Bcr-Abl protein elicits a diverse array of downstream signals and is responsible for development of Philadelphia chromosome (Ph)-positive leukemias. In this fusion protein, disruption or deletion of a N-terminal coiled-coil (CC) region of Bcr results in substantially decreased tyrosine kinase activity and defective cellular transformation, indicating the essential role of Abl oligomerization in its constitutive kinase activity. Fusion of the estrogen receptor (ER) ligand binding domain (LBD) to the C-terminus of Abl generates a ligand-activated tarnsforming version, while additional sequences in Bcr may also be required for oncogenic competence since Bcr-Abl mutants containing just the extreme CC region cannot transform fibroblasts.

To revisit the mechanism of Bcr-Abl-induced leukemogenesis and especially to dissect early signaling events upon Bcr-Abl activation, we applied this fusion technology to construct p190DccER, a p190^Bcr-Abl mutant including ER-LBD at the C-terminus but not CC region at the N-terminus. GM-CSF-dependent human TF-1 cells were virally transduced with p190DccER as well as wild-type p190 (WT), p190Dcc and vector control, respectively, and a series of transformants were subjected to biological assays as well as biochemical analysis

During a few days after switch from GM-CSF to 4-HT, viable cell number of p190DccER-transformed TF-1 cells was not increased but maintained, and thereafter proliferated at the comparable rate to GM-CSF-supported cells. Their growth was dose-dependent on 4-HT unless not more than 1.0mM. The effect of 4-HT on TF-1/p190DccER cells was easily canceled by imatinib in a dose-dependent manner. The profile of phosphotyrosine containing proteins quite resembled between 4-HT-treated TF-1/p190DccER cells and TF-1/p190WT cells. Unexpectedly, stable detection of autophosphorylated p190DccER required as long as several hours or beyond a day after 4-HT stimulation and so did phospho-CrkL. This can be explained by the observation that ligand-free p190DccER was highly unstable, and upon 4-HT binding, its stability increased in a time-dependent manner. Such a stabilizing mechanism might be adapted to substrate proteins including CrkL, which are directly bound to and phosphorylated by Bcr-Abl. On the contrary, 4-HT-induced tyrosine phosphorylation of Stat5 could be observed within 10min, suggesting its dominant role in the initial anti-apoptotic phase triggered by p190DccER.

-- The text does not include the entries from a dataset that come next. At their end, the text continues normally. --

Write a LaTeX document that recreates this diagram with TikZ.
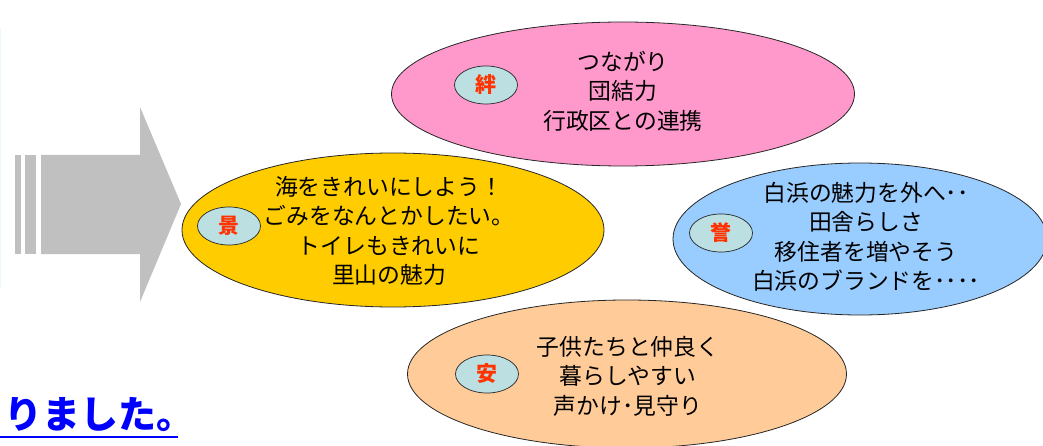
\documentclass[tikz,border=0pt]{standalone}
\usepackage{fontspec}
\setmainfont{Noto Sans CJK JP}
\usetikzlibrary{shapes.geometric}
\definecolor{kizuna}{HTML}{FF99CC}
\definecolor{kei}{HTML}{FFCC00}
\definecolor{homare}{HTML}{99CCFF}
\definecolor{an}{HTML}{FFCC99}
\definecolor{badgefill}{HTML}{BCDFE2}
\definecolor{badgetext}{HTML}{FF3300}
\definecolor{arrowgray}{HTML}{C0C0C0}
\definecolor{noteblue}{HTML}{0000FF}
\begin{document}
\begin{tikzpicture}[x=1pt, y=-1pt, line join=round,
 blob/.style={ellipse, draw=black!85, line width=.8pt, inner sep=0},
 badge/.style={ellipse, draw=black!85, line width=.7pt, fill=badgefill, minimum width=63, minimum height=38, inner sep=0, text=badgetext, font=\fontsize{21}{21}\selectfont\bfseries},
 words/.style={align=center, inner sep=0, font=\fontsize{22.8}{29.5}\selectfont}]
 \useasboundingbox (0,0) rectangle (1043,446);
 \fill[white] (0,0) rectangle (1043,446);
 \draw[cyan!8, line width=1pt] (0.5,28) -- (0.5,288);
 % big arrow
 \fill[arrowgray] (41,155)--(140,155)--(140,107)--(181,204)--(140,302)--(140,254)--(41,254)--cycle;
 \fill[arrowgray] (15,155) rectangle (21,254);
 \fill[arrowgray] (25,155) rectangle (36,254);
 % ellipses
 \node[blob, fill=kizuna, minimum width=463, minimum height=144] (kizunaE) at (623,94) {};
 \node[blob, fill=kei, minimum width=422, minimum height=154] (keiE) at (393,230) {};
 \node[blob, fill=homare, minimum width=374, minimum height=152] (homareE) at (860,239) {};
 \node[blob, fill=an, minimum width=439, minimum height=148] (anE) at (627,374) {};
 \node[badge] (kizunaB) at (486,85) {絆};
 \node[badge] (keiB) at (229,226) {景};
 \node[badge] (homareB) at (721,233) {誉};
 \node[badge] (anB) at (487,374) {安};
 \node[words] (kizunaT) at (623,91) {つながり\\団結力\\行政区との連携};
 \node[words] (keiT) at (389,231) {海をきれいにしよう！\\ごみをなんとかしたい。\\トイレもきれいに\\里山の魅力};
 \node[words] (homareT) at (866,237) {白浜の魅力を外へ･･\\田舎らしさ\\移住者を増やそう\\白浜のブランドを････};
 \node[words] (anT) at (628,376) {子供たちと仲良く\\暮らしやすい\\声かけ･見守り};
 % caption
 \node[anchor=west, inner sep=0, text=noteblue, font=\fontsize{38}{38}\selectfont\bfseries] (note) at (4,415) {りました。};
 \coordinate (ulA) at (0,437);
 \coordinate (ulB) at (178,437);
 \draw[noteblue, line width=2pt] (ulA) -- (ulB);
\end{tikzpicture}
\end{document}
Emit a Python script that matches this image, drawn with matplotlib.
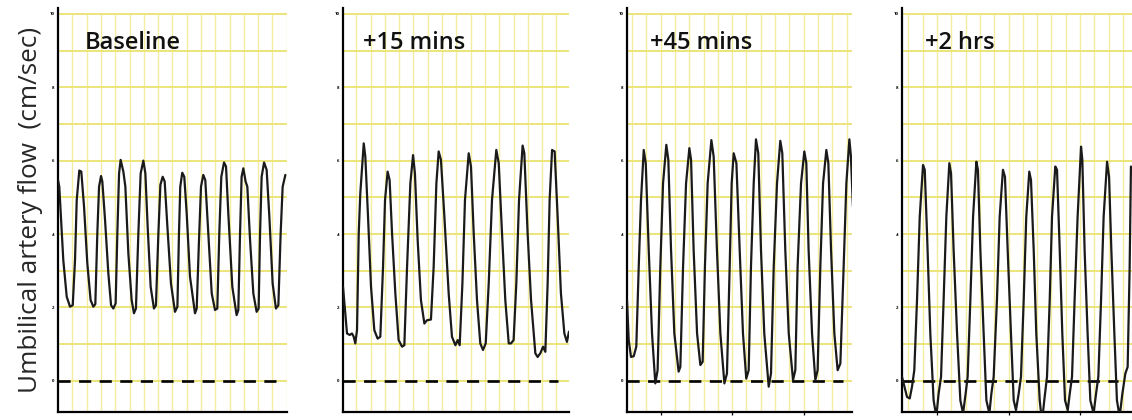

Next, we investigated gene expression profiling of TF-1/p190DccER cells using custom-made oligonucleotide DNA microarray and found a small number of genes differentially expressed before and after 4-HT treatment. Quantitative real-time polymerase chain reaction (QR-PCR) analysis confirmed that seven genes (BCL-XL, HIF-1A, HSPA1A, WT1, PRAME, BAG3 and GATA2) were significantly upregulated by 4-HT in a time-dependent manner. To identify Stat5 target genes among these candidates, we created a doxycycline (DOX)-inducible lentiviral expression system for constitutively active Stat5 mutant (mStat5A1*6). Then, selective activation of Stat5 in TF-1 cells resulted in suppression of apoptosis after GM-CSF withdrawal, and significantly upregulated five of seven candidate genes (BCL-XL, HIF-1A, HSPA1A, WT1, PRAME).

These results suggest that the Bcr-Abl/Stat5 pathway is likely to integrate multiple effector molecules to prevent apoptosis, and that they are potential molecular targets in Ph-positive leukemias. The present experimental system helps us to perform functional dissection of signal transducers activated by Bcr-Abl kinase.